Tom Ford Seeking At Least $50 Million
Tom Ford International is on the hunt for financial backers, two sources familiar with the situation told peHUB. The New York-based fashion house entered the market within the past two weeks seeking a $50 million or greater investment, the sources said. Credit Suisse is managing the process.
The capital would be used to expand the company’s line into women’s apparel, as Tom Ford currently offers meanswear, eyewear, beauty, fragrances, and men’s and women’s accessories.
Tom Ford is famous for implementing the turnaround of the House of Gucci, which is owned by the French luxury goods company, PPR. In 2004, he left to launch Tom Ford International. The company’s products are carried at luxury retail chains worldwide, as well as in four freestanding Tom Ford stores.
That a luxury brand would enter the market seeking financing is a sign of either optimism or foolishness. Luxury apparel brands have been battered by the recession as consumer trade down for less extravagantly-priced clothing. According to Time, luxury department store sales are down 25% to 30% on average from their peak in early 2008. Luxury retailers like Saks Fifth Avenue, Neiman Marcus, and Bloomingdale’s have reduced inventories and slapped giant discounts on their goods. Saks in particular has sought out ways to reverse a years worth of double digit declines in same-store sales. One way is price cuts. From the Associated Press:
Gucci and other European designer brands would have bristled a year ago about lowering prices. Now, they are working with Saks and other luxury stores to reduce prices on some goods.
Then again, Ben Bernanke recently declared the recession to be over. If the Tom Ford deal generates excitement from investors, it would back up Bernanke’s recovery talk, which right now sounds a lot more like wishful thinking.
Young designer apparel companies often sell minority stakes to investors before selling to a luxury conglomerate such as LVMH or PPM. But the capital hasn’t flowed quite as easily since the onset of the recession. Earlier this year luxury goods designer Tory Burch went all the way to Mexico City to find an investor after a long search that included at least one false start. In July the company sold a 20% to 25% stake in itself to Tresalia Capital, a private equity firm run by the heiress to Corona.
Press representatives for Tom Ford have not responded to requests for comment.
Earlier: Tory Burch Reopens Stake Sale Process
Related posts:





George said on September 24, 2009
I stongly disagree with the comment “that a luxury brand would enter the market seeking financing is a sign of either optimism or foolishnes”. The editor who’s flapping his or her gums is either coming from outside the industry, or hasn’t been around long enough to experience the ebb and flow of recessionary cycles. Smart investors know that recessions are full of opportunities.
This recession has been the great equalizer in that the playing field has been in effect, leveled. While the recession may have bottomed out, we are still going to see even more brand fall-out and bankruptcies in the weeks, and months to come. Many of the “me too” brands, or tired brands, or brands who never really had a branding strategy to begin with and were merely riding the luxury wave will probably go away.
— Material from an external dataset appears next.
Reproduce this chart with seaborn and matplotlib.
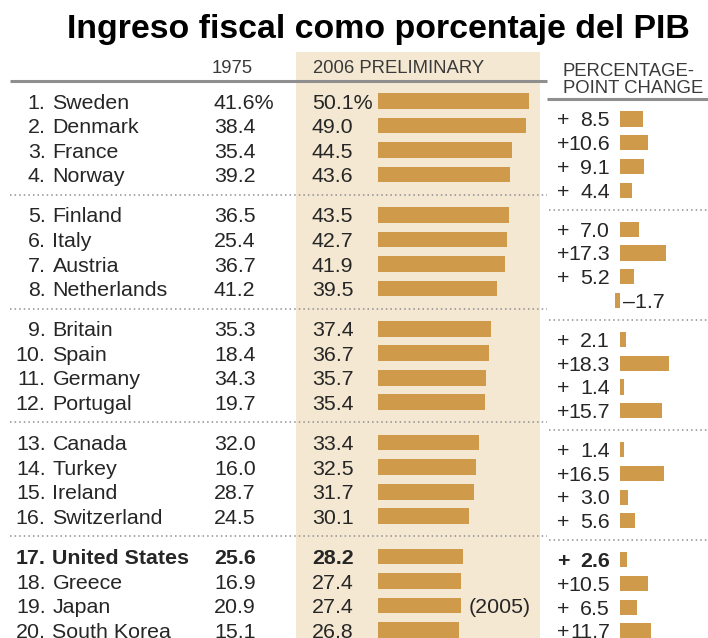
import numpy as np
import pandas as pd
import matplotlib
matplotlib.use("Agg")
import matplotlib.pyplot as plt
import matplotlib.transforms as mtransforms
from matplotlib.lines import Line2D
from matplotlib.patches import Rectangle
import seaborn as sns

# ---------------- data ----------------
ranks = list(range(1, 21))
countries = ["Sweden", "Denmark", "France", "Norway",
             "Finland", "Italy", "Austria", "Netherlands",
             "Britain", "Spain", "Germany", "Portugal",
             "Canada", "Turkey", "Ireland", "Switzerland",
             "United States", "Greece", "Japan", "South Korea"]
val_1975 = [41.6, 38.4, 35.4, 39.2, 36.5, 25.4, 36.7, 41.2, 35.3, 18.4,
            34.3, 19.7, 32.0, 16.0, 28.7, 24.5, 25.6, 16.9, 20.9, 15.1]
val_2006 = [50.1, 49.0, 44.5, 43.6, 43.5, 42.7, 41.9, 39.5, 37.4, 36.7,
            35.7, 35.4, 33.4, 32.5, 31.7, 30.1, 28.2, 27.4, 27.4, 26.8]
change = [8.5, 10.6, 9.1, 4.4, 7.0, 17.3, 5.2, -1.7, 2.1, 18.3,
          1.4, 15.7, 1.4, 16.5, 3.0, 5.6, 2.6, 10.5, 6.5, 11.7]
highlight = "United States"
notes = {"Japan": "(2005)"}
title = "Ingreso fiscal como porcentaje del PIB"
col_headers = ["1975", "2006 PRELIMINARY"]
chg_header = ["PERCENTAGE-", "POINT CHANGE"]

# ---------------- style ----------------
sns.set_style("white")
plt.rcParams["font.family"] = ["Liberation Sans", "DejaVu Sans"]

W, H = 708, 638
BAR = "#cf9a4a"
BAND = "#f4e8d2"
TXT = "#262626"
HDR = "#3a3a3a"
LINE = "#8f8f8f"
FS = 15.4
HFS = 13.3

fig = plt.figure(figsize=(W / 100, H / 100), dpi=100)


def rect(x0, y0, x1, y1):
    return [x0 / W, 1 - y1 / H, (x1 - x0) / W, (y1 - y0) / H]


bg = fig.add_axes([0, 0, 1, 1])
bg.set_xlim(0, W)
bg.set_ylim(H, 0)
bg.axis("off")
bg.add_patch(Rectangle((296, 52), 244, H - 52, color=BAND, lw=0, zorder=0))

GAP = 0.64
pos = [i + (i // 4) * GAP for i in range(len(countries))]
df = pd.DataFrame({"pos": pos, "v06": val_2006, "chg": change})

# 2006 bars axes: x=0 at pixel 378, 3.02 px/unit ; row pos 0 at pixel 101, 24.54 px/row
L0, LS = 101, 24.54
ax06 = fig.add_axes(rect(378, 52, 548, H))
sns.barplot(data=df, x="v06", y="pos", orient="y", native_scale=True,
            width=0.64, color=BAR, saturation=1, errorbar=None,
            linewidth=0, ax=ax06)
ax06.set_xlim(0, 170 / 3.02)
ax06.set_ylim((H - L0) / LS, (52 - L0) / LS)
ax06.axis("off")

# change bars axes: x=0 at pixel 620, 2.67 px/unit ; row pos 0 at pixel 119, 23.75 px/row
R0, RS = 119, 23.75
axC = fig.add_axes(rect(548, 100, 708, H))
sns.barplot(data=df, x="chg", y="pos", orient="y", native_scale=True,
            width=0.64, color=BAR, saturation=1, errorbar=None,
            linewidth=0, ax=axC)
axC.set_xlim((548 - 620) / 2.67, (708 - 620) / 2.67)
axC.set_ylim((H - R0) / RS, (100 - R0) / RS)
axC.axis("off")

transL = mtransforms.blended_transform_factory(bg.transData, ax06.transData)
transR = mtransforms.blended_transform_factory(bg.transData, axC.transData)

BL = 0.31  # baseline offset (rows)
for r, c, a, b, d, p in zip(ranks, countries, val_1975, val_2006, change, pos):
    fw = "bold" if c == highlight else "normal"
    kw = dict(fontsize=FS, color=TXT, fontweight=fw, va="baseline")
    y = p + BL
    bg.text(45.5, y, f"{r}.", ha="right", transform=transL, **kw)
    bg.text(52.5, y, c, ha="left", transform=transL, **kw)
    s75 = f"{a:.1f}%" if r == 1 else f"{a:.1f}"
    s06 = f"{b:.1f}%" if r == 1 else f"{b:.1f}"
    bg.text(214, y, s75, ha="left", transform=transL, **kw)
    bg.text(312, y, s06, ha="left", transform=transL, **kw)
    if c in notes:
        bg.text(469, y, notes[c], ha="left", transform=transL, **kw)
    yr = p + BL
    if d >= 0:
        bg.text(557, yr, "+", ha="left", transform=transR, **kw)
        bg.text(610, yr, f"{d:.1f}", ha="right", transform=transR, **kw)
    else:
        bg.text(623, yr, f"\u2013{abs(d):.1f}", ha="left", transform=transR, **kw)

# separators
for g in range(1, 5):
    ym = (pos[4 * g - 1] + pos[4 * g]) / 2
    fig.add_artist(Line2D([10, 547], [ym, ym], transform=transL, color=LINE,
                          lw=1.1, linestyle=(0, (1, 2))))
    fig.add_artist(Line2D([549, 708], [ym, ym], transform=transR, color=LINE,
                          lw=1.1, linestyle=(0, (1, 2))))

# header
bg.plot([10, 547], [81, 81], color=LINE, lw=2.2, solid_capstyle="butt")
bg.plot([547, 708], [99, 99], color=LINE, lw=2.2, solid_capstyle="butt")
bg.text(212, 73, col_headers[0], fontsize=HFS, color=HDR, ha="left", va="baseline")
bg.text(313, 73, col_headers[1], fontsize=HFS, color=HDR, ha="left", va="baseline")
bg.text(563, 76, chg_header[0], fontsize=HFS, color=HDR, ha="left", va="baseline")
bg.text(563, 93, chg_header[1], fontsize=HFS, color=HDR, ha="left", va="baseline")

bg.text(378, 38, title, fontsize=24.4, fontweight="bold", color="black",
        ha="center", va="baseline")

fig.savefig("out.png", dpi=100)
Innovators (dare I say that Tom Ford is innovative?) seize opportunities like the present to get there ducks in a row because they know the next wave is coming.
A big mistake right now are aquisitions of “distressed” brands which seem desirable among the investment community right now. Some investors believe they can “work their magic” on old names which can be aquired at bargain prices. They often fail to fully see the reasons these brands are distressed to begin with, and they believe (with their team of MBA’s) that they can turn around a brand which has negative momentum. They also tend to overlook the fact that quite often these brands have such a negative image in the market that no amount of marketing dollars will ever change the perception of these brands in the eyes of the consumer.
Exciting new start-ups, or young brands are exactly where smart investors should be looking right now. Ton Ford is a young brand. Tory Burch is a young brand. This article makes it sound as though Tory Burch was desperate for cash. Tory Burch is not desperate for anything.
As for Tom Ford, he’s just getting his ducks in a row.
PEHub Administrator said on September 24, 2009
George – Thanks for your comment. Naturally investors understand cyclical markets, but all buyout pros know that right now it’s difficult to finance ANY deal, let alone one in an industry that has seen major declines in the past year and shows no signs of turning around. If he finds a backer, it will be a sign that investors are becoming more optimistic. I brought up Tory Burch as an example of a similar deal that was difficult to get done. After one failed process, the company secured backing but only after shopping itself for almost a year, which is a sign of difficulty in an M&A deal.